(Short exercise):
Copy only the lines between the one containing "Give me the TikZ source for this diagram." and the end of the records, both included, leaving out pictures.

Dataset rows:
-------------------------

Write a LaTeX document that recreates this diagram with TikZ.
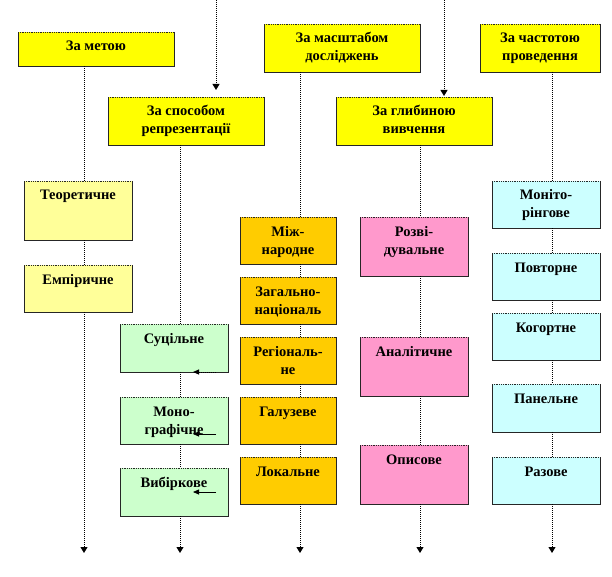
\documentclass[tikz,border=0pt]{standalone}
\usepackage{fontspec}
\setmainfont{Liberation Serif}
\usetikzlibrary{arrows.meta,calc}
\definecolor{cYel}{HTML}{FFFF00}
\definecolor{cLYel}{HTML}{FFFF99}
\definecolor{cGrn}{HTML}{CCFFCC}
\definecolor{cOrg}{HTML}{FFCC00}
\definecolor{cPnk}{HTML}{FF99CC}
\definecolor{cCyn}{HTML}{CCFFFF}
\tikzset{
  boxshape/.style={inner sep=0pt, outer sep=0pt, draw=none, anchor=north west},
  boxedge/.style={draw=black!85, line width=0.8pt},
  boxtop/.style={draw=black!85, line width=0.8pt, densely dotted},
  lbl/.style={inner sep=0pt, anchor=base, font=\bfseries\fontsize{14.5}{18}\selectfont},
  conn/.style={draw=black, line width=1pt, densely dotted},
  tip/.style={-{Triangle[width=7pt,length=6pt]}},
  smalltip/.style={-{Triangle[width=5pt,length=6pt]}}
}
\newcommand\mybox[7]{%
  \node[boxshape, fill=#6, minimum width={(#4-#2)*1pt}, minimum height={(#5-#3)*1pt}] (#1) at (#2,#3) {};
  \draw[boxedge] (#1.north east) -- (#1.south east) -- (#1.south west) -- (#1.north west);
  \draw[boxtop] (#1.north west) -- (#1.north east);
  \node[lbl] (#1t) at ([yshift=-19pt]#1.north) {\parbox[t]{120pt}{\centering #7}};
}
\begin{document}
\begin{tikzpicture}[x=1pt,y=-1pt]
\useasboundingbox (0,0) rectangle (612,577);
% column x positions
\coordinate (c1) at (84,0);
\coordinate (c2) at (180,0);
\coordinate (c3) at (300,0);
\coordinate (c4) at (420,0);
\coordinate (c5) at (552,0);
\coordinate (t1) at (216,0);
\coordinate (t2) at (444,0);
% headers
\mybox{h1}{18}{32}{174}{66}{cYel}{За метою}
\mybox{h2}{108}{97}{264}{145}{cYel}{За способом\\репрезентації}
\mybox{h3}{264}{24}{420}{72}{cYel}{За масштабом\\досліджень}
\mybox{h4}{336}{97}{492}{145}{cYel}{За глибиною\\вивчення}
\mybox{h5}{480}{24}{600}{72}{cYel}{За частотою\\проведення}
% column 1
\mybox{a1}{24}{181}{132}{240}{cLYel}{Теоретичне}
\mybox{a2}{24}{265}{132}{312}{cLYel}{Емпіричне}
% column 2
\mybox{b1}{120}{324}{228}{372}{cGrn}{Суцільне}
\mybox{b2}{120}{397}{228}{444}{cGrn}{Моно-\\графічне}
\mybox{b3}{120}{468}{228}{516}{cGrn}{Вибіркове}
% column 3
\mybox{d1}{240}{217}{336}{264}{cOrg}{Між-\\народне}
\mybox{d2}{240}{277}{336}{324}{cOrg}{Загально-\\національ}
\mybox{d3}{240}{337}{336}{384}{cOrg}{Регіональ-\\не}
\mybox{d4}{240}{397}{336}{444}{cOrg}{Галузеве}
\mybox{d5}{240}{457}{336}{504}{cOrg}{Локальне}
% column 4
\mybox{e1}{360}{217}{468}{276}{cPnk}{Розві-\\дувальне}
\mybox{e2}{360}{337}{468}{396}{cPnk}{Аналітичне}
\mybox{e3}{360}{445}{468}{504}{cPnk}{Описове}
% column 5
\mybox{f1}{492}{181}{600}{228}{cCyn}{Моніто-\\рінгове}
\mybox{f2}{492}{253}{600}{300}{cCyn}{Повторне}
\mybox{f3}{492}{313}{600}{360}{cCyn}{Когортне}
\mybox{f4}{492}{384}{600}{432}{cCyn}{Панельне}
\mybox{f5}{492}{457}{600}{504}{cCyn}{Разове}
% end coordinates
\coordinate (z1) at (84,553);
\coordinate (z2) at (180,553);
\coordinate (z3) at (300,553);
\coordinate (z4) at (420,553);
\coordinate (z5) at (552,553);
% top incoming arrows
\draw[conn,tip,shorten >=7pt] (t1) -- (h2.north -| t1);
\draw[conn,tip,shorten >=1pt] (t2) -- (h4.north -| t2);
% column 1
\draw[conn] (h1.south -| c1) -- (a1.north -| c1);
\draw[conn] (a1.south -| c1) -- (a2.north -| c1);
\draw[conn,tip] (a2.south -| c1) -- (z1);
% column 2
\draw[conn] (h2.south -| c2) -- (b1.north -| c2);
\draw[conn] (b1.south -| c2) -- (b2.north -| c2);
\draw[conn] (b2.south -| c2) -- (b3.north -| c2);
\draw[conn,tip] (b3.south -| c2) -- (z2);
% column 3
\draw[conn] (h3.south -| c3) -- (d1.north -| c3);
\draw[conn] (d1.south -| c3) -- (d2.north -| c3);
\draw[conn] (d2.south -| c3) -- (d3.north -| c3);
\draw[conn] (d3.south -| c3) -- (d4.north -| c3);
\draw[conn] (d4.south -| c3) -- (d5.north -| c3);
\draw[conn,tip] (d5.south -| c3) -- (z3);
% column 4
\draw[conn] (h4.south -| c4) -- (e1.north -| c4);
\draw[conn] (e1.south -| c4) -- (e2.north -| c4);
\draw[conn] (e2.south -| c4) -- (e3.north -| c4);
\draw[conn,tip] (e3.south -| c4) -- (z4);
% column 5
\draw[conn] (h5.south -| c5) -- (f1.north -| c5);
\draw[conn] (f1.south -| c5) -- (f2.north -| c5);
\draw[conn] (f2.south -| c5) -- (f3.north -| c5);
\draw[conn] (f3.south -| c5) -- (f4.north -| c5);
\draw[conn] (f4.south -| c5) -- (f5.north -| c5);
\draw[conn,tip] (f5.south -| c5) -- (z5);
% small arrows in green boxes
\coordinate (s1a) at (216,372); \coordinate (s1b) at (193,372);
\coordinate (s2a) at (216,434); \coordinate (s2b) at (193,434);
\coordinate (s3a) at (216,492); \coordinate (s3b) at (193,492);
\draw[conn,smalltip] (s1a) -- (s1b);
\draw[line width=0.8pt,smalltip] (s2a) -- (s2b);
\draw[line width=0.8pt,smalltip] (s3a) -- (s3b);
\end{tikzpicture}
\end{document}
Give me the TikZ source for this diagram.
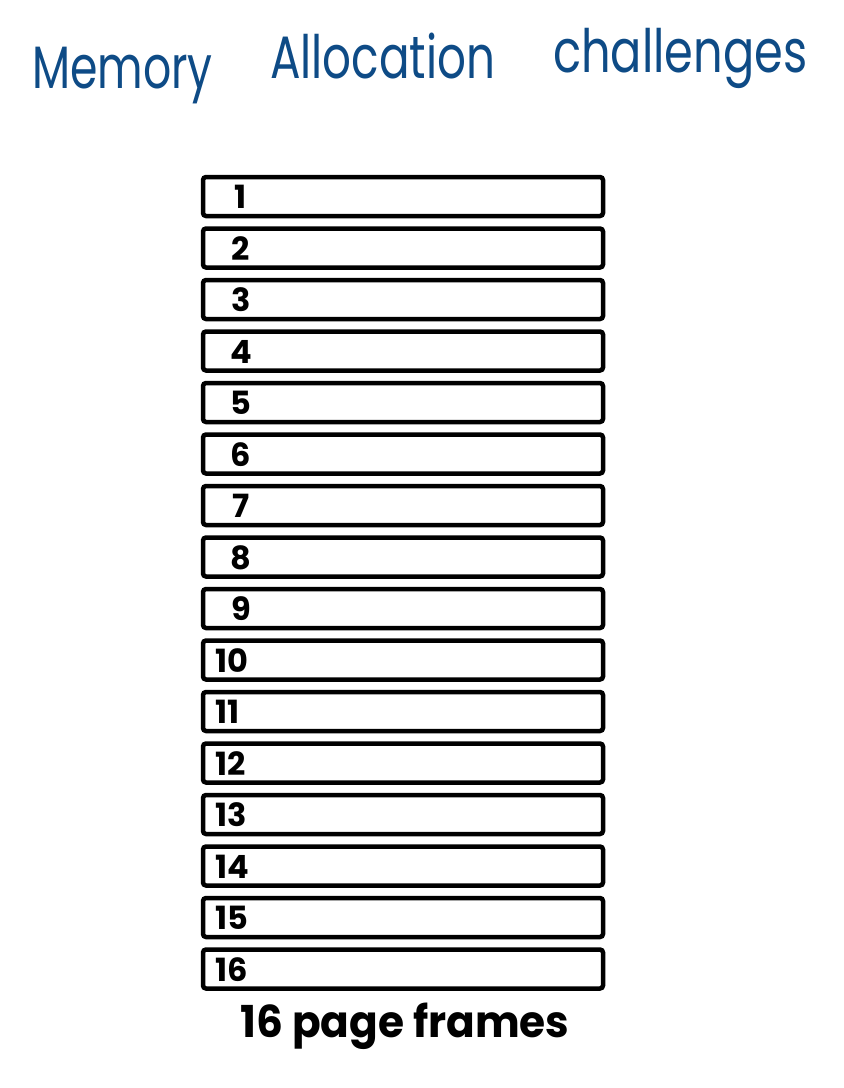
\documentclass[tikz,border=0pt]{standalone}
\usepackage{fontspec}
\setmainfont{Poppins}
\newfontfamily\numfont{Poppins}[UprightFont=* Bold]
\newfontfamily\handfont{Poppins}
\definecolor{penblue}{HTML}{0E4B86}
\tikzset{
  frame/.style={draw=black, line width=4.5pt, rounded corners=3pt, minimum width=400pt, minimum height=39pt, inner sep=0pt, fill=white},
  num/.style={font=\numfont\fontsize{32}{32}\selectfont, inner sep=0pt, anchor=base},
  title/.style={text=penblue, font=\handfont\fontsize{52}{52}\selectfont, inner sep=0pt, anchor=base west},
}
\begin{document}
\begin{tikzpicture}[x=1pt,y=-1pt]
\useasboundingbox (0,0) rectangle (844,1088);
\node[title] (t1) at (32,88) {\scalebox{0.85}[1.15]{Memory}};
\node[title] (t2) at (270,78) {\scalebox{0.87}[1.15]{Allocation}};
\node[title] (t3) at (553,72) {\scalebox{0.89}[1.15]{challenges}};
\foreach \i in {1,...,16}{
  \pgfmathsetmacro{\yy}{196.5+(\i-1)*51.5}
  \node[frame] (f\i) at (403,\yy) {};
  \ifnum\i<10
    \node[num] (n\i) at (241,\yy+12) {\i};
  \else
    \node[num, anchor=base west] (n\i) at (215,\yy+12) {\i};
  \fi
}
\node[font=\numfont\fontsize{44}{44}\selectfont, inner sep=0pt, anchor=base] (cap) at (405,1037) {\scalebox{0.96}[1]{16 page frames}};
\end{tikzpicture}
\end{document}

-------------------------

(Exercise result):
Give me the TikZ source for this diagram.
\documentclass[tikz,border=0pt]{standalone}
\usepackage{fontspec}
\setmainfont{Poppins}
\newfontfamily\numfont{Poppins}[UprightFont=* Bold]
\newfontfamily\handfont{Poppins}
\definecolor{penblue}{HTML}{0E4B86}
\tikzset{
  frame/.style={draw=black, line width=4.5pt, rounded corners=3pt, minimum width=400pt, minimum height=39pt, inner sep=0pt, fill=white},
  num/.style={font=\numfont\fontsize{32}{32}\selectfont, inner sep=0pt, anchor=base},
  title/.style={text=penblue, font=\handfont\fontsize{52}{52}\selectfont, inner sep=0pt, anchor=base west},
}
\begin{document}
\begin{tikzpicture}[x=1pt,y=-1pt]
\useasboundingbox (0,0) rectangle (844,1088);
\node[title] (t1) at (32,88) {\scalebox{0.85}[1.15]{Memory}};
\node[title] (t2) at (270,78) {\scalebox{0.87}[1.15]{Allocation}};
\node[title] (t3) at (553,72) {\scalebox{0.89}[1.15]{challenges}};
\foreach \i in {1,...,16}{
  \pgfmathsetmacro{\yy}{196.5+(\i-1)*51.5}
  \node[frame] (f\i) at (403,\yy) {};
  \ifnum\i<10
    \node[num] (n\i) at (241,\yy+12) {\i};
  \else
    \node[num, anchor=base west] (n\i) at (215,\yy+12) {\i};
  \fi
}
\node[font=\numfont\fontsize{44}{44}\selectfont, inner sep=0pt, anchor=base] (cap) at (405,1037) {\scalebox{0.96}[1]{16 page frames}};
\end{tikzpicture}
\end{document}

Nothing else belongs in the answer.